All the data below goes into the copy word for word, but the pictures don't.

- _DATASET CONTENT_
──────────────────────────────

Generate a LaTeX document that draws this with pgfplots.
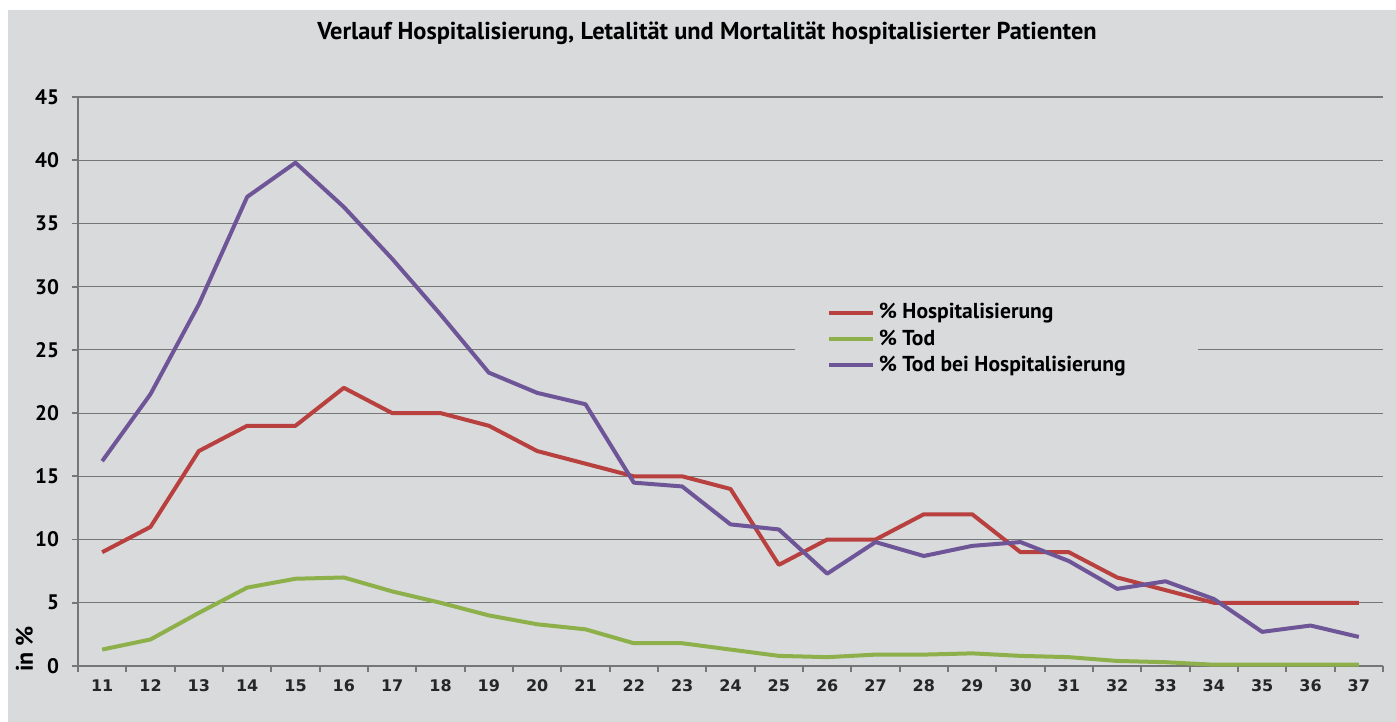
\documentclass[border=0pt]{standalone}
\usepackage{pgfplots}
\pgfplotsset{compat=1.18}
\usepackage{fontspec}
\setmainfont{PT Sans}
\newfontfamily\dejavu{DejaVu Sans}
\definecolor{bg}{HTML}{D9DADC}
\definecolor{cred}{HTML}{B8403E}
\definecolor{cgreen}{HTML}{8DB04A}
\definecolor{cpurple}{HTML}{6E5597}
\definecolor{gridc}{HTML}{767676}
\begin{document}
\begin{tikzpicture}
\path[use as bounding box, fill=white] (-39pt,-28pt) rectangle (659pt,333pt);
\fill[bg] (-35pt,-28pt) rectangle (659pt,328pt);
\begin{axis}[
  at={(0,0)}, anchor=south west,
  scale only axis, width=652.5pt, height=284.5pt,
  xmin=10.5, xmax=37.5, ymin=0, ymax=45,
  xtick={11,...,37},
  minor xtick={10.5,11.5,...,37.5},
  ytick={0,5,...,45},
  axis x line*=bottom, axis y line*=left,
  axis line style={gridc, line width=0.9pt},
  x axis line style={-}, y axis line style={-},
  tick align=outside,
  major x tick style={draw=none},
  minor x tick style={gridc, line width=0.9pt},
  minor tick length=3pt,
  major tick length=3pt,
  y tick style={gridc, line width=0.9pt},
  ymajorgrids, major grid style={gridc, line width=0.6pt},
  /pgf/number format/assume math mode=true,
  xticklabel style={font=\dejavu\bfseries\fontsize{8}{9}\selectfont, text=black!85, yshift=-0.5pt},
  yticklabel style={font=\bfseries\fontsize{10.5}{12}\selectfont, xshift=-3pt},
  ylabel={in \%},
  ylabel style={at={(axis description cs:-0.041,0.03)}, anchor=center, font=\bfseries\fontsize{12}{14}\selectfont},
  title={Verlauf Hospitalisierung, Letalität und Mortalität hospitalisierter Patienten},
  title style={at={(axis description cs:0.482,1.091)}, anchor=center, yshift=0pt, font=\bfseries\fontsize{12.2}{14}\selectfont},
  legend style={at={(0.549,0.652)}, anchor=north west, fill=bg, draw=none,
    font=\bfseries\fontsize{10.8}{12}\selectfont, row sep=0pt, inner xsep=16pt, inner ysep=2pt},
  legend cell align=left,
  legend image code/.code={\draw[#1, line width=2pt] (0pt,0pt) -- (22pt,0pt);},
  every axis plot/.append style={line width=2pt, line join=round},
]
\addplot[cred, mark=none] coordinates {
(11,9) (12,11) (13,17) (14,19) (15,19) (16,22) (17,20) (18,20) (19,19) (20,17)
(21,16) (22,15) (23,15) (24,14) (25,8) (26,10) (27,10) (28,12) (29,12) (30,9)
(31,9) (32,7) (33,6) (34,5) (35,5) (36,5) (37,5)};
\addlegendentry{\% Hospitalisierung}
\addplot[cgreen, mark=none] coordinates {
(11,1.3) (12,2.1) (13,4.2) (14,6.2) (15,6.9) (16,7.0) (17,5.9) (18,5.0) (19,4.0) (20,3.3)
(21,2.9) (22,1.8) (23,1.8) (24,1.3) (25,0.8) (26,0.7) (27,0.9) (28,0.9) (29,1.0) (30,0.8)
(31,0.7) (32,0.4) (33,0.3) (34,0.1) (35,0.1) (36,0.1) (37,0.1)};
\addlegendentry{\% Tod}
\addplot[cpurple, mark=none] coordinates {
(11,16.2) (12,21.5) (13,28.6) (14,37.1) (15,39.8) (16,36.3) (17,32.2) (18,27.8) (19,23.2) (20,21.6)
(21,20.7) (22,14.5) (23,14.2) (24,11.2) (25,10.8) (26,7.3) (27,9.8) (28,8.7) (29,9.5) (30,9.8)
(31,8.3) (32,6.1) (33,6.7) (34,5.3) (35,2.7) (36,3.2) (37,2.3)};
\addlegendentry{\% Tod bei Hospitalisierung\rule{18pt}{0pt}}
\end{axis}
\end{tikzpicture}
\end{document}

──────────────────────────────

- _EXPECTED ANSWER_
Generate a LaTeX document that draws this with pgfplots.
\documentclass[border=0pt]{standalone}
\usepackage{pgfplots}
\pgfplotsset{compat=1.18}
\usepackage{fontspec}
\setmainfont{PT Sans}
\newfontfamily\dejavu{DejaVu Sans}
\definecolor{bg}{HTML}{D9DADC}
\definecolor{cred}{HTML}{B8403E}
\definecolor{cgreen}{HTML}{8DB04A}
\definecolor{cpurple}{HTML}{6E5597}
\definecolor{gridc}{HTML}{767676}
\begin{document}
\begin{tikzpicture}
\path[use as bounding box, fill=white] (-39pt,-28pt) rectangle (659pt,333pt);
\fill[bg] (-35pt,-28pt) rectangle (659pt,328pt);
\begin{axis}[
  at={(0,0)}, anchor=south west,
  scale only axis, width=652.5pt, height=284.5pt,
  xmin=10.5, xmax=37.5, ymin=0, ymax=45,
  xtick={11,...,37},
  minor xtick={10.5,11.5,...,37.5},
  ytick={0,5,...,45},
  axis x line*=bottom, axis y line*=left,
  axis line style={gridc, line width=0.9pt},
  x axis line style={-}, y axis line style={-},
  tick align=outside,
  major x tick style={draw=none},
  minor x tick style={gridc, line width=0.9pt},
  minor tick length=3pt,
  major tick length=3pt,
  y tick style={gridc, line width=0.9pt},
  ymajorgrids, major grid style={gridc, line width=0.6pt},
  /pgf/number format/assume math mode=true,
  xticklabel style={font=\dejavu\bfseries\fontsize{8}{9}\selectfont, text=black!85, yshift=-0.5pt},
  yticklabel style={font=\bfseries\fontsize{10.5}{12}\selectfont, xshift=-3pt},
  ylabel={in \%},
  ylabel style={at={(axis description cs:-0.041,0.03)}, anchor=center, font=\bfseries\fontsize{12}{14}\selectfont},
  title={Verlauf Hospitalisierung, Letalität und Mortalität hospitalisierter Patienten},
  title style={at={(axis description cs:0.482,1.091)}, anchor=center, yshift=0pt, font=\bfseries\fontsize{12.2}{14}\selectfont},
  legend style={at={(0.549,0.652)}, anchor=north west, fill=bg, draw=none,
    font=\bfseries\fontsize{10.8}{12}\selectfont, row sep=0pt, inner xsep=16pt, inner ysep=2pt},
  legend cell align=left,
  legend image code/.code={\draw[#1, line width=2pt] (0pt,0pt) -- (22pt,0pt);},
  every axis plot/.append style={line width=2pt, line join=round},
]
\addplot[cred, mark=none] coordinates {
(11,9) (12,11) (13,17) (14,19) (15,19) (16,22) (17,20) (18,20) (19,19) (20,17)
(21,16) (22,15) (23,15) (24,14) (25,8) (26,10) (27,10) (28,12) (29,12) (30,9)
(31,9) (32,7) (33,6) (34,5) (35,5) (36,5) (37,5)};
\addlegendentry{\% Hospitalisierung}
\addplot[cgreen, mark=none] coordinates {
(11,1.3) (12,2.1) (13,4.2) (14,6.2) (15,6.9) (16,7.0) (17,5.9) (18,5.0) (19,4.0) (20,3.3)
(21,2.9) (22,1.8) (23,1.8) (24,1.3) (25,0.8) (26,0.7) (27,0.9) (28,0.9) (29,1.0) (30,0.8)
(31,0.7) (32,0.4) (33,0.3) (34,0.1) (35,0.1) (36,0.1) (37,0.1)};
\addlegendentry{\% Tod}
\addplot[cpurple, mark=none] coordinates {
(11,16.2) (12,21.5) (13,28.6) (14,37.1) (15,39.8) (16,36.3) (17,32.2) (18,27.8) (19,23.2) (20,21.6)
(21,20.7) (22,14.5) (23,14.2) (24,11.2) (25,10.8) (26,7.3) (27,9.8) (28,8.7) (29,9.5) (30,9.8)
(31,8.3) (32,6.1) (33,6.7) (34,5.3) (35,2.7) (36,3.2) (37,2.3)};
\addlegendentry{\% Tod bei Hospitalisierung\rule{18pt}{0pt}}
\end{axis}
\end{tikzpicture}
\end{document}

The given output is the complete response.